Concernant la France, la conseillère senior pour les programmes sécurité et défense précise :

« Si l’on prend les six grandes fonctions de sa stratégie de défense et de sécurité nationale (connaissance-compréhension-anticipation ; dissuasion ; protection-résilience ; prévention ; intervention ; influence), les programmes de l’ESA, dans le respect de son mandat et de son statut, concourent directement (ou pourraient mieux concourir) à trois de ces fonctions : connaissance-compréhension-anticipation, protection-résilience et prévention. Ils peuvent aussi soutenir les trois autres. »

« Depuis toujours, les armées utilisent les moyens spatiaux opérationnels développés par l’ESA », ajoute Isabelle Duvaux-Béchon, notamment pour la météorologie, l’observation de la Terre à grande échelle ou les télécommunications. Et dans le contexte actuel d’augmentation des crises, le rôle de l’ESA pourrait se renforcer en profondeur :

« Les satellites et leurs services dérivés sont devenus depuis 50 ans des alliés incontournables de ceux qui ont à gérer ces crises. Mais aujourd’hui, l’Europe ne dispose que de moyens répondant partiellement aux besoins, avec un certain nombre de satellites ou de services nationaux, commerciaux, européens qui ne sont pas capables de se parler. Ils ne permettraient même pas, s’ils étaient unis, de soutenir efficacement les phases aiguës des crises, en particulier pour permettre un accès en temps réel aux données et informations utiles, quel que soit le point du globe. »

UN PROGRAMME DE « RÉSILIENCE EUROPÉENNE DEPUIS L’ESPACE »

Pour pallier cette faiblesse, le directeur général de l’ESA Josef Aschbacher va proposer aux États membres un ambitieux programme de résilience lors du Conseil des 26 et 27 novembre, à Brême, en Allemagne. Le général Legai en détaille les contours :

« Le programme ERS (European Resilience from Space) vise à construire un système de systèmes permettant de mettre à disposition de ceux qui ont à gérer des crises un ensemble de moyens et de solutions complet, interopérable, sécurisé et à forte réactivité. Ce système combinera des moyens d’observation, de communication (à partir du réseau de satellites multi-orbitaux IRIS² développé avec l’UE) et de positionnement (la constellation de satellites Galileo et ses évolutions, pour l’UE) ainsi que, à terme, des interfaces avec des drones, plateformes à haute altitude, Internet des objets ou réseaux sociaux. »

Par ce programme ERS et plus globalement, l’ESA cherche à « mieux comprendre les besoins des armées et des services en charge du maintien de la sécurité sur Terre, pour pouvoir les prendre en compte dans le développement de programmes et applications les plus utiles possibles, et d’impliquer les utilisateurs futurs dans la validation des solutions », ajoute le conseiller senior pour la sécurité du DG.

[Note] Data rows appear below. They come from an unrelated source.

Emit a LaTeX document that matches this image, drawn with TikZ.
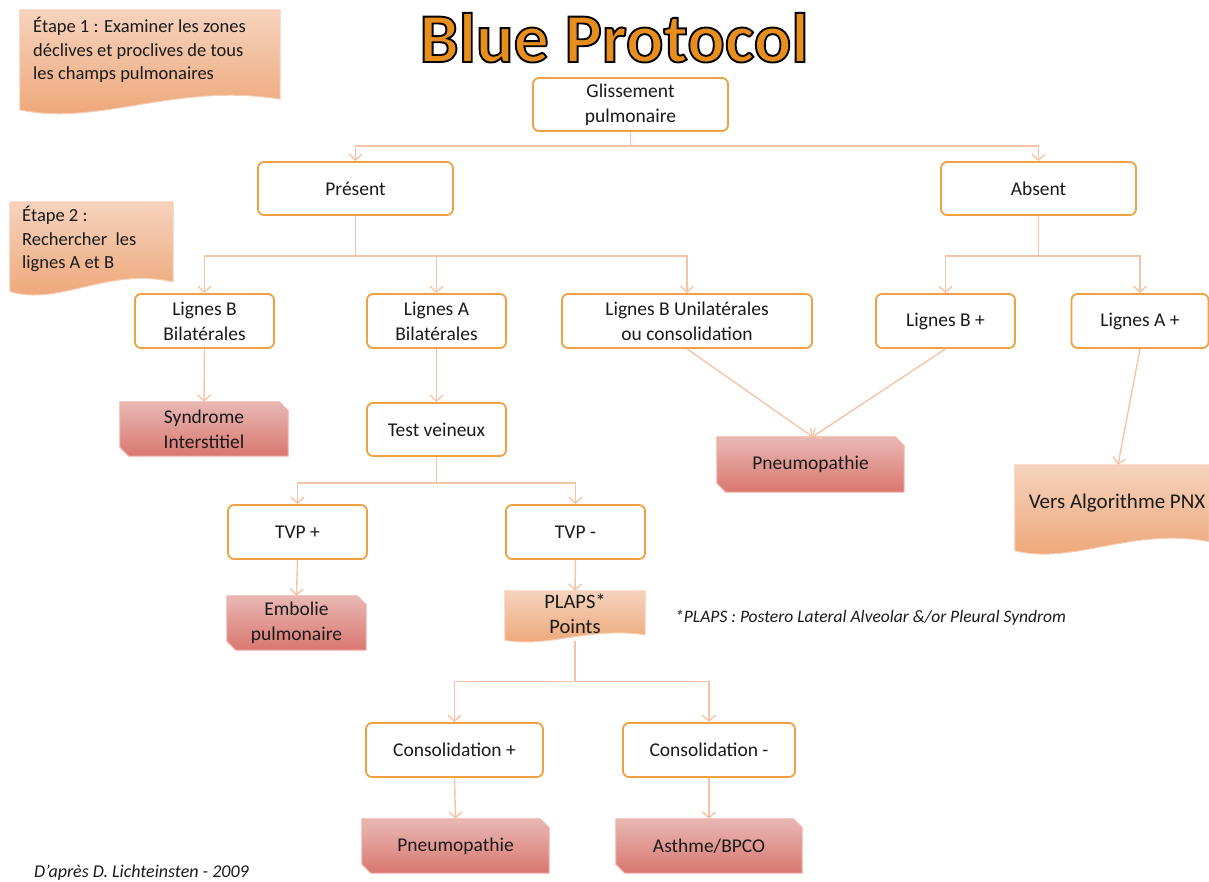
\documentclass[tikz,border=0pt]{standalone}
\usepackage{fontspec}
\setmainfont{Carlito}
\usetikzlibrary{arrows.meta,calc,backgrounds}
\definecolor{obord}{HTML}{F0A040}
\definecolor{connc}{HTML}{F5C4A6}
\definecolor{redtop}{HTML}{E9B8B4}
\definecolor{redbot}{HTML}{D9776F}
\definecolor{redline}{HTML}{F0B0A8}
\definecolor{doctop}{HTML}{F6D3BE}
\definecolor{docbot}{HTML}{EDA372}
\definecolor{docline}{HTML}{F6CDB4}
\definecolor{titleor}{HTML}{E88E1E}
\definecolor{txt}{HTML}{1A1A1A}
\newcommand\fs{\fontsize{19.5}{25}\selectfont}
\newcommand\snipshape[1]{%
  \path[redfill] (#1.north west) -- ([xshift=-9pt]#1.north east) -- ([yshift=-9pt]#1.north east)
    -- (#1.south east) -- ([xshift=9pt]#1.south west) -- ([yshift=9pt]#1.south west) -- cycle;}
\newcommand\docshape[1]{%
  \path[docfill] let \p1=(#1.north west), \p2=(#1.south east), \n1={\y1-\y2}, \n2={\x2-\x1} in
    (\x1,\y1) -- (\x2,\y1) -- (\x2,{\y2+0.16*\n1})
    .. controls ({\x1+0.6*\n2},{\y2+0.32*\n1}) and ({\x1+0.3*\n2},{\y2-0.1*\n1}) .. (\x1,{\y2+0.06*\n1}) -- cycle;}
\tikzset{
  box/.style={draw=obord, line width=1.8pt, rounded corners=6pt, fill=white, align=center, font=\fs, text=txt, inner sep=0pt},
  outc/.style={align=center, font=\fs, text=txt, inner sep=0pt},
  shp/.style={inner sep=0pt},
  conn/.style={draw=connc, line width=1.4pt, -{Straight Barb[length=6pt,width=13pt]}},
  redfill/.style={top color=redtop, bottom color=redbot, draw=redline, line width=1pt},
  docfill/.style={top color=doctop, bottom color=docbot, draw=docline, line width=1pt},
  doctext/.style={align=left, font=\fontsize{18.5}{23.5}\selectfont, text=txt, inner sep=0pt},
}
\begin{document}
\begin{tikzpicture}[x=1pt,y=-1pt]
\useasboundingbox (0,0) rectangle (1209,881);
% title
\node[anchor=base, font=\fontsize{70}{70}\selectfont\bfseries] (title) at (614,62) {\textcolor{titleor}{\special{pdf:code 0 0 0 RG 2 Tr 1.9 w}Blue Protocol\special{pdf:code 0 Tr}}};
% rounded boxes
\node[box, minimum width=195pt, minimum height=53pt] (glis) at (630.5,104.5) {Glissement\\pulmonaire};
\node[box, minimum width=195pt, minimum height=53pt] (pres) at (355.5,188.5) {Présent};
\node[box, minimum width=195pt, minimum height=53pt] (abs) at (1038.5,188.5) {Absent};
\node[box, minimum width=139pt, minimum height=54pt] (lbb) at (204.5,321) {Lignes B\\Bilatérales};
\node[box, minimum width=139pt, minimum height=54pt] (lab) at (436.5,321) {Lignes A\\Bilatérales};
\node[box, minimum width=250pt, minimum height=54pt] (lbu) at (687,321) {Lignes B Unilatérales\\ou consolidation};
\node[box, minimum width=139pt, minimum height=54pt] (lbp) at (945.5,321) {Lignes B +};
\node[box, minimum width=137pt, minimum height=54pt] (lap) at (1140,321) {Lignes A +};
\node[box, minimum width=139pt, minimum height=53pt] (tv) at (436.5,429.5) {Test veineux};
\node[box, minimum width=139pt, minimum height=54pt] (tvpp) at (297.5,532) {TVP +};
\node[box, minimum width=139pt, minimum height=54pt] (tvpm) at (575.5,532) {TVP -};
\node[box, minimum width=177pt, minimum height=54pt] (cp) at (454.5,750) {Consolidation +};
\node[box, minimum width=172pt, minimum height=54pt] (cm) at (709,750) {Consolidation -};
% outcome boxes
\node[outc, minimum width=168pt, minimum height=54pt] (syn) at (204,429) {Syndrome\\Interstitiel};
\node[outc, minimum width=187pt, minimum height=55pt] (pn1) at (810.5,464.5) {Pneumopathie};
\node[outc, minimum width=139pt, minimum height=54pt] (emb) at (296.5,623) {Embolie\\pulmonaire};
\node[outc, minimum width=187pt, minimum height=54pt] (pn2) at (455.5,846) {Pneumopathie};
\node[outc, minimum width=186pt, minimum height=54pt] (ast) at (709,846) {Asthme/BPCO};
% document shapes
\node[shp, minimum width=260pt, minimum height=106pt] (e1) at (150,63) {};
\node[shp, minimum width=163pt, minimum height=95pt] (e2) at (91.5,249.5) {};
\node[shp, minimum width=140pt, minimum height=52pt] (plaps) at (575,617) {};
\node[shp, minimum width=194pt, minimum height=91pt] (pnx) at (1112,510.5) {};
\begin{scope}[on background layer]
  \snipshape{syn}\snipshape{pn1}\snipshape{emb}\snipshape{pn2}\snipshape{ast}
  \docshape{e1}\docshape{e2}\docshape{plaps}\docshape{pnx}
\end{scope}
\node[doctext, anchor=north west] (e1t) at (33,17) {Étape 1 : Examiner les zones\\déclives et proclives de tous\\les champs pulmonaires};
\node[doctext, anchor=north west] (e2t) at (22,206) {Étape 2 :\\Rechercher\ \ les\\lignes A et B};
\node[outc, font=\fontsize{20.5}{25}\selectfont] (plapst) at (575,614) {PLAPS*\\Points};
\node[outc, font=\fontsize{21}{24}\selectfont] (pnxt) at (1117,503) {Vers Algorithme PNX};
% notes
\node[anchor=west, inner sep=0pt, text=txt, font=\fontsize{17.5}{20}\selectfont\itshape] (fn) at (675,618) {*PLAPS : Postero Lateral Alveolar \&/or Pleural Syndrom};
\node[anchor=west, inner sep=0pt, text=txt, font=\fontsize{18}{20}\selectfont\itshape] (cred) at (34,873) {D’après D. Lichteinsten - 2009};
% connectors
\draw[conn] (glis.south) -- ++(0,14) -| (pres.north);
\draw[conn] (glis.south) -- ++(0,14) -| (abs.north);
\draw[conn] (pres.south) -- ++(0,40) -| (lbb.north);
\draw[conn] (pres.south) -- ++(0,40) -| (lab.north);
\draw[conn] (pres.south) -- ++(0,40) -| (lbu.north);
\draw[conn] (abs.south) -- ++(0,40) -| (lbp.north);
\draw[conn] (abs.south) -- ++(0,40) -| (lap.north);
\draw[conn] (lbb.south) -- (syn.north);
\draw[conn] (lab.south) -- (tv.north);
\draw[conn] (lbu.south) -- ([xshift=2pt]pn1.north);
\draw[conn] (lbp.south) -- ([xshift=2pt]pn1.north);
\draw[conn] (lap.south) -- ([xshift=6pt]pnx.north);
\draw[conn] (tv.south) -- ++(0,26) -| (tvpp.north);
\draw[conn] (tv.south) -- ++(0,26) -| (tvpm.north);
\draw[conn] (tvpp.south) -- (emb.north);
\draw[conn] (tvpm.south) -- (plaps.north);
\draw[conn] ([yshift=2pt]plaps.south) -- ++(0,40) -| (cp.north);
\draw[conn] ([yshift=2pt]plaps.south) -- ++(0,40) -| (cm.north);
\draw[conn] (cp.south) -- (pn2.north);
\draw[conn] (cm.south) -- (ast.north);
\end{tikzpicture}
\end{document}
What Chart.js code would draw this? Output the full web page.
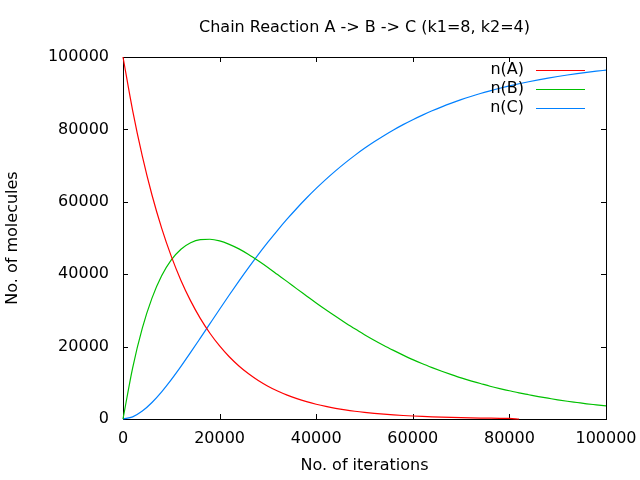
<!DOCTYPE html>
<html>
<head>
<meta charset="utf-8">
<script src="https://cdn.jsdelivr.net/npm/chart.js@4"></script>
<style>
  html, body { margin: 0; padding: 0; background: #fff; }
  #wrap { width: 640px; height: 480px; }
</style>
</head>
<body>
<div id="wrap"><canvas id="js--chart"></canvas></div>
<script>
// iterations, every 2000 steps
const iterations = [0, 2000, 4000, 6000, 8000, 10000, 12000, 14000, 16000, 18000,
  20000, 22000, 24000, 26000, 28000, 30000, 32000, 34000, 36000, 38000,
  40000, 42000, 44000, 46000, 48000, 50000, 52000, 54000, 56000, 58000,
  60000, 62000, 64000, 66000, 68000, 70000, 72000, 74000, 76000, 78000,
  80000, 82000, 84000, 86000, 88000, 90000, 92000, 94000, 96000, 98000, 100000];

// n(A) stops at 82000 in the picture
const nA = [100000, 85214, 72615, 61878, 52729, 44933, 38289, 32628, 27804, 23693,
  20190, 17205, 14661, 12493, 10646, 9072, 7731, 6588, 5614, 4784,
  4076, 3474, 2960, 2522, 2149, 1832, 1561, 1330, 1133, 966,
  823, 701, 598, 509, 434, 370, 315, 269, 229, 195,
  166, 0];

const nB = [0, 14150, 25100, 33400, 39550, 43950, 46900, 48700, 49550, 49650,
  49200, 48250, 47000, 45450, 43700, 41850, 39900, 37950, 35950, 34000,
  32050, 30150, 28350, 26600, 24900, 23300, 21750, 20300, 18950, 17650,
  16400, 15250, 14200, 13200, 12250, 11350, 10550, 9800, 9050, 8400,
  7800, 7200, 6700, 6200, 5750, 5300, 4900, 4550, 4200, 3900, 3600];

const nC = [0, 592, 2186, 4553, 7500, 10869, 14533, 18386, 22345, 26342,
  30324, 34247, 38082, 41802, 45390, 48833, 52123, 55255, 58227, 61041,
  63697, 66198, 68551, 70759, 72828, 74764, 76575, 78265, 79842, 81311,
  82679, 83953, 85136, 86237, 87259, 88208, 89088, 89904, 90662, 91364,
  92014, 92616, 93173, 93690, 94167, 94610, 95019, 95398, 95748, 96072, 96370];

const seriesNames = ["n(A)", "n(B)", "n(C)"];
const seriesColors = ["#ff0000", "#00c000", "#0080ff"];

const chartTitle = "Chain Reaction A -> B -> C (k1=8, k2=4)";
const FONT = "'DejaVu Sans', sans-serif";

function points(values) {
  let out = [];
  for (let i = 0; i < values.length; i++) {
    out.push({ x: iterations[i], y: values[i] });
  }
  return out;
}

// gnuplot style frame: full border with inward ticks on all four sides
const framePlugin = {
  id: "frame",
  beforeDatasetsDraw(chart) {
    const ctx = chart.ctx;
    const a = chart.chartArea;
    const xs = chart.scales.x;
    const ys = chart.scales.y;
    const len = 5;
    ctx.save();
    ctx.strokeStyle = "#000";
    ctx.lineWidth = 1;
    ctx.beginPath();
    xs.ticks.forEach(function(t) {
      const px = Math.round(xs.getPixelForValue(t.value)) + 0.5;
      ctx.moveTo(px, a.bottom);
      ctx.lineTo(px, a.bottom - len);
      ctx.moveTo(px, a.top);
      ctx.lineTo(px, a.top + len);
    });
    ys.ticks.forEach(function(t) {
      const py = Math.round(ys.getPixelForValue(t.value)) + 0.5;
      ctx.moveTo(a.left, py);
      ctx.lineTo(a.left + len, py);
      ctx.moveTo(a.right, py);
      ctx.lineTo(a.right - len, py);
    });
    ctx.stroke();
    ctx.strokeRect(Math.round(a.left) + 0.5, Math.round(a.top) + 0.5,
      Math.round(a.right - a.left), Math.round(a.bottom - a.top));

    // title centred over the plot area
    ctx.font = "16px " + FONT;
    ctx.fillStyle = "#000";
    ctx.textAlign = "center";
    ctx.textBaseline = "middle";
    ctx.fillText(chartTitle, (a.left + a.right) / 2, 28);
    ctx.restore();
  },
  afterDatasetsDraw(chart) {
    // key in the top right corner: text left, line sample right
    const ctx = chart.ctx;
    const a = chart.chartArea;
    ctx.save();
    ctx.font = "16px " + FONT;
    ctx.textAlign = "right";
    ctx.textBaseline = "middle";
    chart.data.datasets.forEach(function(ds, i) {
      const y = a.top + 13 + i * 19;
      ctx.fillStyle = "#000";
      ctx.fillText(ds.label, a.right - 82, y);
      ctx.strokeStyle = ds.borderColor;
      ctx.lineWidth = 1;
      ctx.beginPath();
      ctx.moveTo(a.right - 70, Math.round(y) + 0.5);
      ctx.lineTo(a.right - 21, Math.round(y) + 0.5);
      ctx.stroke();
    });
    ctx.restore();
  }
};

const datasets = [nA, nB, nC].map(function(values, i) {
  return {
    label: seriesNames[i],
    data: points(values),
    borderColor: seriesColors[i],
    backgroundColor: seriesColors[i],
    borderWidth: 1.2,
    pointRadius: 0,
    fill: false,
    cubicInterpolationMode: "monotone",
    clip: 3
  };
});

new Chart(document.getElementById("js--chart"), {
  type: "line",
  data: { datasets: datasets },
  plugins: [framePlugin],
  options: {
    responsive: true,
    maintainAspectRatio: false,
    animation: false,
    devicePixelRatio: 1,
    layout: { padding: { left: 0, right: 34, top: 57, bottom: 0 } },
    plugins: {
      legend: { display: false },
      tooltip: { enabled: false },
      title: { display: false }
    },
    scales: {
      x: {
        type: "linear",
        min: 0,
        max: 100000,
        grid: { display: false, drawTicks: false },
        border: { display: false },
        ticks: {
          stepSize: 20000,
          color: "#000",
          padding: 10,
          maxRotation: 0,
          font: { family: FONT, size: 16 },
          callback: function(v) { return String(v); }
        },
        title: {
          display: true,
          text: "No. of iterations",
          color: "#000",
          font: { family: FONT, size: 16 },
          padding: { top: 4, bottom: 5 }
        },
        afterFit: function(s) {
          s.height = 61;
          s.paddingLeft = 0;
          s.paddingRight = 0;
        }
      },
      y: {
        min: 0,
        max: 100000,
        grid: { display: false, drawTicks: false },
        border: { display: false },
        ticks: {
          stepSize: 20000,
          color: "#000",
          padding: 14,
          font: { family: FONT, size: 16 },
          callback: function(v) { return String(v); }
        },
        title: {
          display: true,
          text: "No. of molecules",
          color: "#000",
          font: { family: FONT, size: 16 },
          padding: { top: 3, bottom: 0 }
        },
        afterFit: function(s) {
          s.width = 123;
          s.paddingTop = 0;
          s.paddingBottom = 0;
        }
      }
    }
  }
});
</script>
</body>
</html>
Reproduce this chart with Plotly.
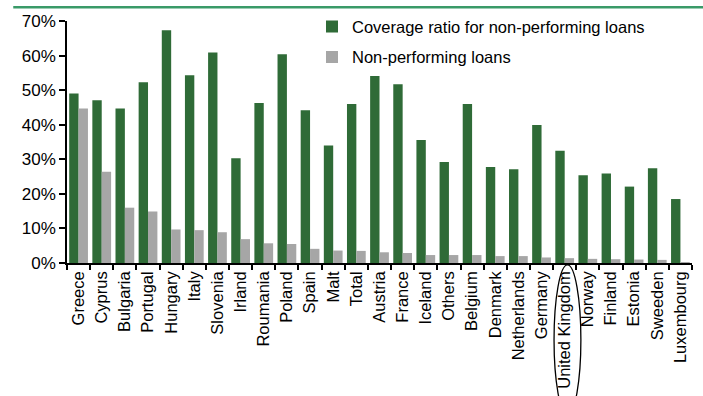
import plotly.graph_objects as go

countries = ["Greece", "Cyprus", "Bulgaria", "Portugal", "Hungary", "Italy", "Slovenia",
             "Irland", "Roumania", "Poland", "Spain", "Malt", "Total", "Austria", "France",
             "Iceland", "Others", "Belgium", "Denmark", "Netherlands", "Germany",
             "United Kingdom", "Norway", "Finland", "Estonia", "Sweeden", "Luxembourg"]
coverage = [49.0, 47.1, 44.7, 52.3, 67.3, 54.3, 60.9, 30.3, 46.3, 60.4, 44.2, 34.0, 46.0,
            54.1, 51.7, 35.6, 29.2, 46.0, 27.8, 27.1, 39.9, 32.5, 25.4, 25.9, 22.1, 27.4, 18.5]
npl = [44.7, 26.4, 16.0, 14.9, 9.7, 9.5, 8.9, 6.9, 5.7, 5.5, 4.1, 3.6, 3.5,
       3.1, 2.9, 2.3, 2.3, 2.3, 2.0, 2.0, 1.6, 1.4, 1.2, 1.1, 1.0, 0.9, 0.2]
series_names = ["Coverage ratio for non-performing loans", "Non-performing loans"]
y_ticks = [0, 10, 20, 30, 40, 50, 60, 70]
y_tick_labels = ["0%", "10%", "20%", "30%", "40%", "50%", "60%", "70%"]
highlight = "United Kingdom"

FONT = "Liberation Sans, Arial, sans-serif"

fig = go.Figure()
fig.add_trace(go.Bar(x=countries, y=coverage, name=series_names[0], legendgroup="a",
                     marker=dict(color="#2f6b37", line=dict(width=0))))
fig.add_trace(go.Bar(x=countries, y=npl, name=series_names[1], legendgroup="b",
                     marker=dict(color="#a6a6a6", line=dict(width=0))))

hi = countries.index(highlight)
fig.add_shape(type="circle", xref="x", yref="paper",
              x0=hi - 0.46, x1=hi + 0.70, y0=-0.627, y1=-0.008,
              line=dict(color="black", width=1.3), layer="above")
fig.add_shape(type="line", xref="paper", yref="paper",
              x0=-0.086, x1=1.02, y0=1.057, y1=1.057,
              line=dict(color="#3a9a68", width=2.5))

fig.update_layout(
    width=703, height=396,
    margin=dict(l=67, r=11, t=21, b=133, autoexpand=False),
    paper_bgcolor="white", plot_bgcolor="white",
    barmode="group", bargap=0.19, bargroupgap=0,
    font=dict(family=FONT, color="black", size=16),
    showlegend=True,
    legend=dict(x=0.392, y=1.048, xanchor="left", yanchor="top",
                bgcolor="rgba(0,0,0,0)", font=dict(size=16.5, family=FONT),
                traceorder="grouped", tracegroupgap=6),
    xaxis=dict(type="category", showline=True, linecolor="black", linewidth=1.5,
               ticks="outside", tickson="boundaries", ticklen=5, tickcolor="black",
               tickwidth=1.5, tickangle=-90, tickfont=dict(size=16.5, family=FONT),
               automargin=False, showgrid=False),
    yaxis=dict(range=[0, 70], tickvals=y_ticks, ticktext=y_tick_labels, showline=True,
               linecolor="black", linewidth=1.5, ticks="outside", ticklen=6,
               tickcolor="black", tickwidth=1.5, showgrid=False, zeroline=False,
               tickfont=dict(size=17, family=FONT), automargin=False),
)

fig.write_html("out.html")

« MIEUX COLLER AUX BESOINS DES UTILISATEURS DE SÉCURITÉ ET DE DÉFENSE »

Les États membres semblent d’ores et déjà intéressés, au point d’envisager un glissement des financements de l’ESA. Le général Legai le souhaite :

« Un certain nombre de ministères de la Défense sont en train d’analyser l’intérêt pour eux de financer directement le programme ERS ou d’autres programmes de l’ESA, alors que traditionnellement les financements à l’ESA viennent des ministères de la Recherche ou de l’Économie. Ils pourraient aussi comptabiliser ces dépenses au titre des engagements pris vis-à-vis de l’OTAN. C’est une vraie évolution, permise par notre Convention, et qui nous permettrait de mieux coller aux besoins des utilisateurs de sécurité et de défense. »

En attendant les arbitrages gouvernementaux fin novembre, les activités de l’ESA contribuent à renforcer l’autonomie stratégique européenne. L’une des illustrations les plus parlantes en est Galileo, puisque ce système de positionnement par satellites, pleinement opérationnel depuis 2024, est plus performant que son concurrent américain, le programme gouvernemental GPS. 

Galileo comprend 32 satellites en orbite et 6 prêts à être lancés, pour plus de 5 milliards d’utilisateurs dans le monde (tous les téléphones récents reçoivent ses signaux). Isabelle Duvaux-Béchon donne un exemple très concret de ses performances pour le grand public :

« Le service « de base » ouvert à tous permet par exemple de savoir sur quelle file d’autoroute on se trouve, quand le signal public du système militaire américain GPS permet seulement de savoir sur quelle autoroute on se trouve. Quant au High Accuracy Service (Service à haute précision), il permet une précision de 20 cm. »

D’autres services de Galileo ont été développés, pour sécuriser la navigation aérienne par exemple, alors que l’EGWSS (Emergency Galileo Warning Satellite Service), destiné aux services de protection civile, a effectué une première démonstration réussie. Et à la fin de l’année, le service PRS (Public Regulated Service), réservé aux usages gouvernementaux et très attendu par les militaires des États membres, sera déclaré en capacité d’opérations initiales.